Some economists believe the central bank will resume rate cuts when it meets later this month, in the wake of national accounts showing the economy grew by by just over 5.02 per cent year-on-year in three months to September 30.
This is down from 5.05 per cent in the second quarter and the weakest result in two years.
The intensive campaigning that accompanied the April 17 presidential and parliamentary elections and the lift in private spending triggered by the Ramadan fasting month and Eid-ul Fitr in June go some way to explaining the relatively weaker third-quarter growth rate.
However, underlying consumption trends are still likely to trigger further monetary policy easing.
Nomura economists are among those tipping a 25 basis point cut on November 21, citing Bank Indonesia’s “clear pro-growth stance”.
“We think the Q3 data release will be an important input for the board’s discussion in November, particularly slower domestic demand conditions,” they wrote in a research note.
Together, government and consumer spending account for about 63 per cent of GDP.
While this insulates the economy from global headwinds, any dips in consumption are consequential. Spending on staples, including food, has slipped slightly, while those on higher incomes have been reluctant to purchase big-ticket items.
Sales data from the Association of Indonesian Automotive Manufacturers, for example, show 753,600 units were sold in the nine months to end-September, down 12 per cent on the corresponding period last year.
BCA chief economist David Sumual also called out the slump in investment in the September quarter, which grew by a comparatively paltry 4.2 per cent year-on-year.
“This decline is very much expected given the slowdown in loan growth, and in public companies’ capital expenditure spending over the last two quarters,” he said.
“There is probably very little incentive for companies to invest at this point, given declining utilisation rate, weakening revenue, and uncertain prospects.
“This may imply an increasing reliance on government [and] state-owned enterprise-led infrastructure projects to lead the way, even though there is already some signs of slowdown in construction activities,” Mr Sumual said.
While some believe a shortfall in tax revenues could crimp government spending, finance Minister Sri Mulyani has already indicated she will allow the deficit, that was forecast to be 1.9 per cent, to swing out to 2 per cent, giving the government some more spending firepower.
At a press conference in Jakarta on Wednesday, President Joko Widodo defended the GDP result, noting it was better than many others. “More than 5 per cent is good, [especially when] compared with other countries that are already minus,” he said.
“Some are going to zero, some are reduced to 1.5-2 per cent. Some used to be 7 per cent and have now dropped. We should be grateful.”
However, in line with a long-term goal to broaden the country’s trade and investment base, the President has also signalled that attracting foreign investment will be a key focus for his second-term government. Observers note there is plenty of scope.

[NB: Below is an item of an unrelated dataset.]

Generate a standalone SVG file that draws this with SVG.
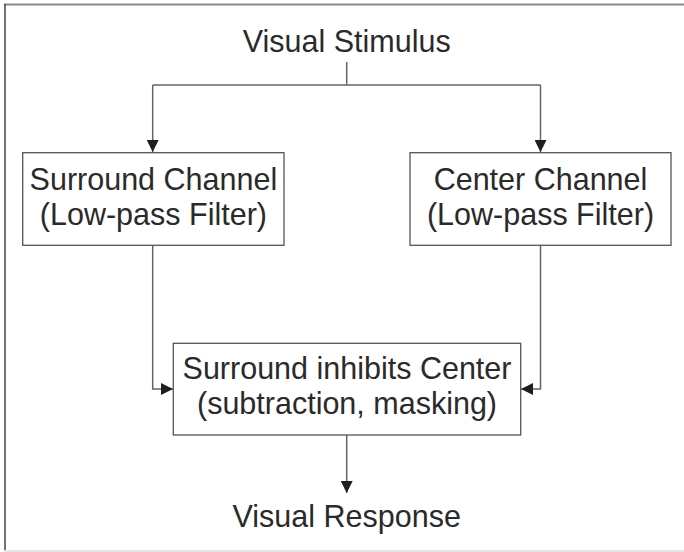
<svg xmlns="http://www.w3.org/2000/svg" width="684" height="552" viewBox="0 0 684 552">
<style>
.t{font-family:"Liberation Sans",Arial,sans-serif;font-size:30.5px;fill:#2a2a2a;text-anchor:middle}
.box{fill:#fff;stroke:#555;stroke-width:1.3}
.c{fill:none;stroke:#666;stroke-width:1.5}
</style>
<defs>
<marker id="ah" viewBox="0 0 12 12" refX="12" refY="6" markerWidth="12" markerHeight="12" markerUnits="userSpaceOnUse" orient="auto">
<path d="M0,0 L12,6 L0,12 Z" fill="#1e1e1e"/>
</marker>
</defs>
<rect x="0" y="0" width="684" height="552" fill="#fff"/>
<line x1="4" y1="4.5" x2="684" y2="4.5" stroke="#888" stroke-width="2"/>
<line x1="5" y1="4" x2="5" y2="551" stroke="#444" stroke-width="1.5"/>
<line x1="4" y1="551" x2="684" y2="551" stroke="#e6e6e6" stroke-width="2"/>
<g id="connectors">
<path class="c" d="M346.7,62 V85 M152.7,85 H540.5"/>
<path class="c" d="M152.7,85 V152" marker-end="url(#ah)"/>
<path class="c" d="M540.5,85 V152" marker-end="url(#ah)"/>
<path class="c" d="M152.7,245 V389 H173" marker-end="url(#ah)"/>
<path class="c" d="M540.5,245 V389 H521" marker-end="url(#ah)"/>
<path class="c" d="M346.7,435 V493" marker-end="url(#ah)"/>
</g>
<g id="stimulus"><text class="t" x="346.7" y="52">Visual Stimulus</text></g>
<g id="surround">
<rect class="box" x="22.7" y="152.7" width="261.3" height="92.6"/>
<text class="t" x="153.4" y="189.5">Surround Channel</text>
<text class="t" x="153.4" y="225">(Low-pass Filter)</text>
</g>
<g id="center">
<rect class="box" x="410" y="152.7" width="261" height="92.6"/>
<text class="t" x="540.5" y="189.5">Center Channel</text>
<text class="t" x="540.5" y="225">(Low-pass Filter)</text>
</g>
<g id="inhibit">
<rect class="box" x="173.3" y="343.3" width="347.4" height="91.7"/>
<text class="t" x="347" y="379.3">Surround inhibits Center</text>
<text class="t" x="347" y="413.5">(subtraction, masking)</text>
</g>
<g id="response"><text class="t" x="346.7" y="527">Visual Response</text></g>
</svg>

Peter Tinley, Western Australia’s Minister for Asian Engagement – in Indonesia this week to scout out opportunities and build ties – says there is big scope to increase bilateral trade, especially given the tariff cuts in the Indonesia-Australia free trade deal that both countries hope to ratify in coming months.
However, regulatory hurdles remain.
“Indonesian Ministers are free to issue their own regulations,” Mr Tinley said.
“There are currently over 6000 ministerial degrees that can impact on commodities in terms of point and entry and volumes.
“So regulatory reform is really, really important. That is the thermometer that will tell us whether conditions are right,” he said.